Bundesbank chief u-turns on climate-tilting ECB bond purchases

President Jens Weidmann also joins call for mandatory climate change disclosure

Jens Weidmann, President of the Deutsche Bundesbank, has said the European Central Bank (ECB) will have to climate-tilt its corporate bond buying programme if the financial market cannot adequately assess climate change risk.

The comments indicate a shift in his views on how central banks should tackle climate change, with Weidmann in the past saying that central banks should follow the principle of “market neutrality” and it is not their role to “correct market distortions and political actions or emissions”.

Speaking yesterday afternoon at the Green Swan conference hosted by the Bank for International Settlement (BIS), Weidmann maintained his prior views that central banks, in addressing climate change, should promote disclosure from the market and proper consideration of climate risk by rating agencies and issuers. 

But he added that these “measures cannot be introduced immediately” and said in their place “the Eurosystem would have to adopt alternative measures to properly incorporate climate-related financial risks into its risk management, for example by limiting the maturities or the amount of corporate bonds of certain sectors and issuers”. 
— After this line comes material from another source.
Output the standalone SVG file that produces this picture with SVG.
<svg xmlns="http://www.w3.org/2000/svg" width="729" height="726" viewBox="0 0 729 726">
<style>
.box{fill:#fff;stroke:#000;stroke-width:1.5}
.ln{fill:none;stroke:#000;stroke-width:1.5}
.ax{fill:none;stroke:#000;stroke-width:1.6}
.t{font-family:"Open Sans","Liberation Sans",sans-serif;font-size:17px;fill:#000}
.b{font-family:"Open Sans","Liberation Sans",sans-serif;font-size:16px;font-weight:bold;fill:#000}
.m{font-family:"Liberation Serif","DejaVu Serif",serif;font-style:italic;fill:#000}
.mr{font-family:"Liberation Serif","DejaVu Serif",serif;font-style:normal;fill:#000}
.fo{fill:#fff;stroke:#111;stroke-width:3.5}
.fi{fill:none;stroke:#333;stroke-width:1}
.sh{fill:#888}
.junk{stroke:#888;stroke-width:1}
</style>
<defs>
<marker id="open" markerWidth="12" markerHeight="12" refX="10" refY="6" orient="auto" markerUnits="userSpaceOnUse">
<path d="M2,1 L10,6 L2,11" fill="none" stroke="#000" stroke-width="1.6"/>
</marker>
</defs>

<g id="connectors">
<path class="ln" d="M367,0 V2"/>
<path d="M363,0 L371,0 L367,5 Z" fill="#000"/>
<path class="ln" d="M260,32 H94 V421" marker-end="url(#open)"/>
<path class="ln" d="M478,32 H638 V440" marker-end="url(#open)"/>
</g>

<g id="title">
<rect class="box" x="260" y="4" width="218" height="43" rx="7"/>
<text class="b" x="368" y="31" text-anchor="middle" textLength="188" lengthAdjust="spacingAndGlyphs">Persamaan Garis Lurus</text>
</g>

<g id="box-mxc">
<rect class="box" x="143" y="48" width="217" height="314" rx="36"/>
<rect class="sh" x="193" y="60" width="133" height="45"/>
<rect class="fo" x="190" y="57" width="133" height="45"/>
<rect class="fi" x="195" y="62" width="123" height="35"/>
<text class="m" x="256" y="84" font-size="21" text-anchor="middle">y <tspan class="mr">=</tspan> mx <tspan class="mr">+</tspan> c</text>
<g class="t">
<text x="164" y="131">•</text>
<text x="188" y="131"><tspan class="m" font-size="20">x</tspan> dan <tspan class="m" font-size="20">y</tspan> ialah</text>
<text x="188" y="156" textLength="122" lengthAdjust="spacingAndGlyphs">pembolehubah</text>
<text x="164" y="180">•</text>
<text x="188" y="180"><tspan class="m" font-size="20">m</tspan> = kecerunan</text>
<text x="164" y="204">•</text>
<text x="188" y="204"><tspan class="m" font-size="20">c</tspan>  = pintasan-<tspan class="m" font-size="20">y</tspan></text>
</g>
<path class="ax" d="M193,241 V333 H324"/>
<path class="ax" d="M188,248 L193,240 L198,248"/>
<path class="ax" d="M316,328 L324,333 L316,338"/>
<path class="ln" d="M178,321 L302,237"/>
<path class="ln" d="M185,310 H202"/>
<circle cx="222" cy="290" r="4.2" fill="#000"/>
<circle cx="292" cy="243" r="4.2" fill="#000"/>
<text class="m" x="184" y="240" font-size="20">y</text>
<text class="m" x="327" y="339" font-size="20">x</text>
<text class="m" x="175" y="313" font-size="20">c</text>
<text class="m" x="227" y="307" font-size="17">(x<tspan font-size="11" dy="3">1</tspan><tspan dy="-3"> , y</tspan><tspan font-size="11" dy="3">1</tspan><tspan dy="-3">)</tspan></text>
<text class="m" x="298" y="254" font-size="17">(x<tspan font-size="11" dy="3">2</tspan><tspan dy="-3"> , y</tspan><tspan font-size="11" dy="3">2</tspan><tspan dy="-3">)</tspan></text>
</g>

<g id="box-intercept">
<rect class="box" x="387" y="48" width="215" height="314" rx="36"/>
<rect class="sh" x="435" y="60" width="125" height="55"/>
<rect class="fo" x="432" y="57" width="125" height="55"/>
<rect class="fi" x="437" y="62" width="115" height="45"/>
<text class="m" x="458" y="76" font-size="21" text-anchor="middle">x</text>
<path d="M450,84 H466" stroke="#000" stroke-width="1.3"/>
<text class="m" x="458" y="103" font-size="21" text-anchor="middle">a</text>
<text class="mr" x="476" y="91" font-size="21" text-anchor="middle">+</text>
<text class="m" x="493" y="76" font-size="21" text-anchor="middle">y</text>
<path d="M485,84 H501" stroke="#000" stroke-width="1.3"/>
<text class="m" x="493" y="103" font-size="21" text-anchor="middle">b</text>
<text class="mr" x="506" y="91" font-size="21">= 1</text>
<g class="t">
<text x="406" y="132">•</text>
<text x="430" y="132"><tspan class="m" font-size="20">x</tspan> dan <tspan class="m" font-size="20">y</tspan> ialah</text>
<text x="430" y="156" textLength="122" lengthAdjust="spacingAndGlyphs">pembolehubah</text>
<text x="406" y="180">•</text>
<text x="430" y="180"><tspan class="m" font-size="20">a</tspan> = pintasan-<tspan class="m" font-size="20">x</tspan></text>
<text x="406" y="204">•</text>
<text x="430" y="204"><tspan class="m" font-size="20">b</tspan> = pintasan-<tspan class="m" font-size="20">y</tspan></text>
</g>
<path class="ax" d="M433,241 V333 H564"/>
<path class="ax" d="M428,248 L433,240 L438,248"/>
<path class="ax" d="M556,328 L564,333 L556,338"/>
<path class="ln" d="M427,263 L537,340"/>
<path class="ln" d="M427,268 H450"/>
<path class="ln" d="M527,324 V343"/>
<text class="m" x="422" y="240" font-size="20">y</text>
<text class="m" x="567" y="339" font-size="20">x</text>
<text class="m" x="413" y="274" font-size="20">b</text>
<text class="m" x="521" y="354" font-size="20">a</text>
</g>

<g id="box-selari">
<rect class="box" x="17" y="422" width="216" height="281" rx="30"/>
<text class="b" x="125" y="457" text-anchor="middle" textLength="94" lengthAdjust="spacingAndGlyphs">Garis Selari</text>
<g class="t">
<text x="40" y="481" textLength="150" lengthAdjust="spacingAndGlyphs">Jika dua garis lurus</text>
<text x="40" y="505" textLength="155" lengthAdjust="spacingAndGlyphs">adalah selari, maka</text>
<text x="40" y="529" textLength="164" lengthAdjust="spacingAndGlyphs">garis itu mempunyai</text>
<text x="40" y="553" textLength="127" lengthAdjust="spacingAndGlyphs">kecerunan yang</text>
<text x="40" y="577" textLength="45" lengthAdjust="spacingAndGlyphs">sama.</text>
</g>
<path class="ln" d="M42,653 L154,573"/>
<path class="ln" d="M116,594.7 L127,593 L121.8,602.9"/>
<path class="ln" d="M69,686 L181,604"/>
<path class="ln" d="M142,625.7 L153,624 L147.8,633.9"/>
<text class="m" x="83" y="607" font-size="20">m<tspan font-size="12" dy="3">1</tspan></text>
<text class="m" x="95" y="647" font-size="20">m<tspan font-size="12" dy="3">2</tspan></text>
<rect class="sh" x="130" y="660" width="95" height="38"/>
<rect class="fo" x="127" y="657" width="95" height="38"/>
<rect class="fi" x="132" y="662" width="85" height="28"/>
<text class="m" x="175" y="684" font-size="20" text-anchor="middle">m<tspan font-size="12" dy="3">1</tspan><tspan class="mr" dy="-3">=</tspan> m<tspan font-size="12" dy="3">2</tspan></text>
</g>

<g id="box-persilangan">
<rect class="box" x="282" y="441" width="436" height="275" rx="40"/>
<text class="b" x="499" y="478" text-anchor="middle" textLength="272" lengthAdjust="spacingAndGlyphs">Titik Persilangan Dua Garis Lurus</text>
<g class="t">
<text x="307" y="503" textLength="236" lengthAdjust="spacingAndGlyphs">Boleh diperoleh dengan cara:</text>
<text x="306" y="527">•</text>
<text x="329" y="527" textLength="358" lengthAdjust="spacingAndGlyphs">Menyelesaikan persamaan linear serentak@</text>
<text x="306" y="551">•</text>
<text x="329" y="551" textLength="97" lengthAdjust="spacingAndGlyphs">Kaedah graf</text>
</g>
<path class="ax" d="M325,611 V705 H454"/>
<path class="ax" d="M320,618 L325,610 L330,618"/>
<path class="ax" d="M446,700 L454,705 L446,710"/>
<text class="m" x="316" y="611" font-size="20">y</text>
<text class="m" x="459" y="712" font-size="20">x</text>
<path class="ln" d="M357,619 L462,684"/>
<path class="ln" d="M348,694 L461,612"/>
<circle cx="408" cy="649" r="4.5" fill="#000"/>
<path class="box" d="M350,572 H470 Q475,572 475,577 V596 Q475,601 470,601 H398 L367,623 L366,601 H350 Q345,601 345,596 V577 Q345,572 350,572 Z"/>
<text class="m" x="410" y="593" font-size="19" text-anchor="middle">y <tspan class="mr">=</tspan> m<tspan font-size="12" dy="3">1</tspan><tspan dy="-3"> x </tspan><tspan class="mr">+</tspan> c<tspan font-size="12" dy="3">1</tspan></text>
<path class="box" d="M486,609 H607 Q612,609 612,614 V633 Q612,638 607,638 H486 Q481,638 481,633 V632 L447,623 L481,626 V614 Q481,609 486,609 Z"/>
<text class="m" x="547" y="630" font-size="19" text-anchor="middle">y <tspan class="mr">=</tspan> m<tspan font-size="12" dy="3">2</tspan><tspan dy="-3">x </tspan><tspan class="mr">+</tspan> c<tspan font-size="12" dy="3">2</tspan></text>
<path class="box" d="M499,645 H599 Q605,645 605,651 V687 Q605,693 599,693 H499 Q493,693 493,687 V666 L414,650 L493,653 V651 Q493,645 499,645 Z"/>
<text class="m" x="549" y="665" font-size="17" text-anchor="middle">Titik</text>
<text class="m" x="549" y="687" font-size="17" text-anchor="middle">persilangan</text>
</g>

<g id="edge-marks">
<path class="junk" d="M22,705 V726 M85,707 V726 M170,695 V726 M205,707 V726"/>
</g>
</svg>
Weidmann, who is also a governing member of the ECB, has been seen as a vocal barrier to ECB President Christine Lagarde’s push on climate change measures. His comments this week suggest a change of heart as ECB board members and governors debate the issue as part of its strategic review due to be completed this summer. 

It comes as the Bank of England is starting work on “greening” its corporate bond buying programme with a new discussion paper on tilting its corporate bond buying programme towards issuers doing the most to decarbonise their businesses.

Speaking at the BIS event this week, Andrew Bailey, Governor of the Bank of England said he hoped that the “change will by example influence how larger investors take account of climate risks in their own asset allocation decisions”. 

Elsewhere, Weidmann also called for mandatory climate change disclosure yesterday. A number of top central banks have been urging action on the issue, including Federal Reserve Governor Lael Brainard and Banque de France Governor François Villeroy de Galhau, who has reportedly said a global agreement on standardised climate change disclosure will be agreed at COP26 in November.